With the end goal of obtaining a continuous ATO for each production deployment from the given DoD program’s software factory, a series of activities must be completed. Most DevSecOps pipelines are continuously evolving, so a necessary precursor to obtaining a continuous ATO is to ensure the pipeline is built with all the capabilities needed to support a continuous ATO. Beyond that, the following courses of action must be planned and executed to obtain a continuous ATO:

• In preparation of pursuit of continuous ATO, interview all known stakeholders to understand their desires and concerns.
• In preparation of pursuit of continuous ATO, review lessons learned from other programs that have pursued continuous ATOs.
• Develop an execution roadmap for internal and external software factory capabilities.
• Develop a clean summary of product backlog items, so that they can be mapped to RMF security controls they may address in the future.
• For each production deployment target, identify the AO who is responsible for authorizing the system.
• For each AO, communicate the desire to obtain a continuous ATO and ascertain what the AO’s requirements are to support such a plan.
• For each system, work with the AO to determine the correct system categorization.
• For each system, work with the AO to select the relevant and appropriate security controls.
• For each system, implement the necessary security controls and automate generation of ATO/continuous ATO artifacts. Much of this will be provided automatically by the DevSecOps pipeline; the initial work will be in mapping tool features to security controls and configuring the tools to meet security control requirements.
• For each system, determine how controls without automated solutions can be addressed.

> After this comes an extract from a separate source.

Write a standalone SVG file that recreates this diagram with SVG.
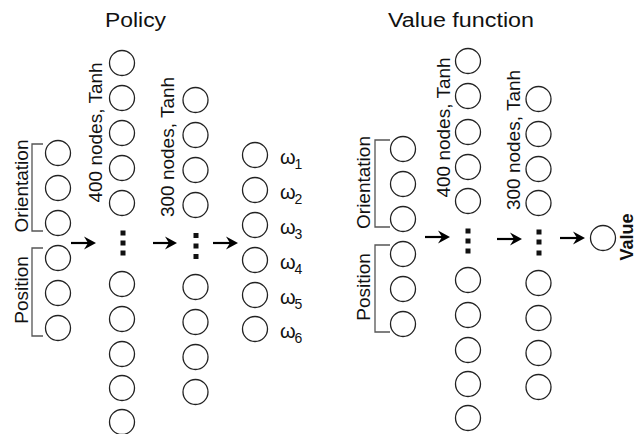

For example, a requirement that audits logs are reviewed manually each quarter could be essentially automated by having the system trigger an alert when the action needs to be performed and then having someone check a box in the system to indicate the review is complete.
• For each system, work with the AO to assess that implemented measures are satisfying security control requirements.
• For each system, work with the AO to ensure proper system continuous monitoring is in place.
• For each system, receive system initial authorization (ATO) from the AO.
• For each system, receive approval that necessary measures are in place for ongoing authorization and reauthorization and obtain a continuous ATO.

For each continuous ATO being sought, the software systems’ technical leadership must complete the activities listed above. However, there is opportunity to gain efficiencies because much of the same information will be requested for each ATO, and there will be many overlapping security controls among the ATOs. A key element to success will be to design the DevSecOps pipeline to produce the unique authorization package (collection of artifacts) for each ATO from the corpus of data and information available from the DevSecOps tooling.

The Right Tooling Environment to Speed Up Continuous Authority to Operate

DevSecOps development environments are rife with the tooling and automation needed to speed up the ATO process and make continuous ATOs a reality. However, it is imperative that software systems’ technical leadership staff proactively plan how to leverage these capabilities for ATO/continuous ATO purposes. When the capabilities of DevSecOps environments are tuned to monitor areas of concern for RMF controls and automatically produce related artifacts, the promise of continuous ATOs is within grasp.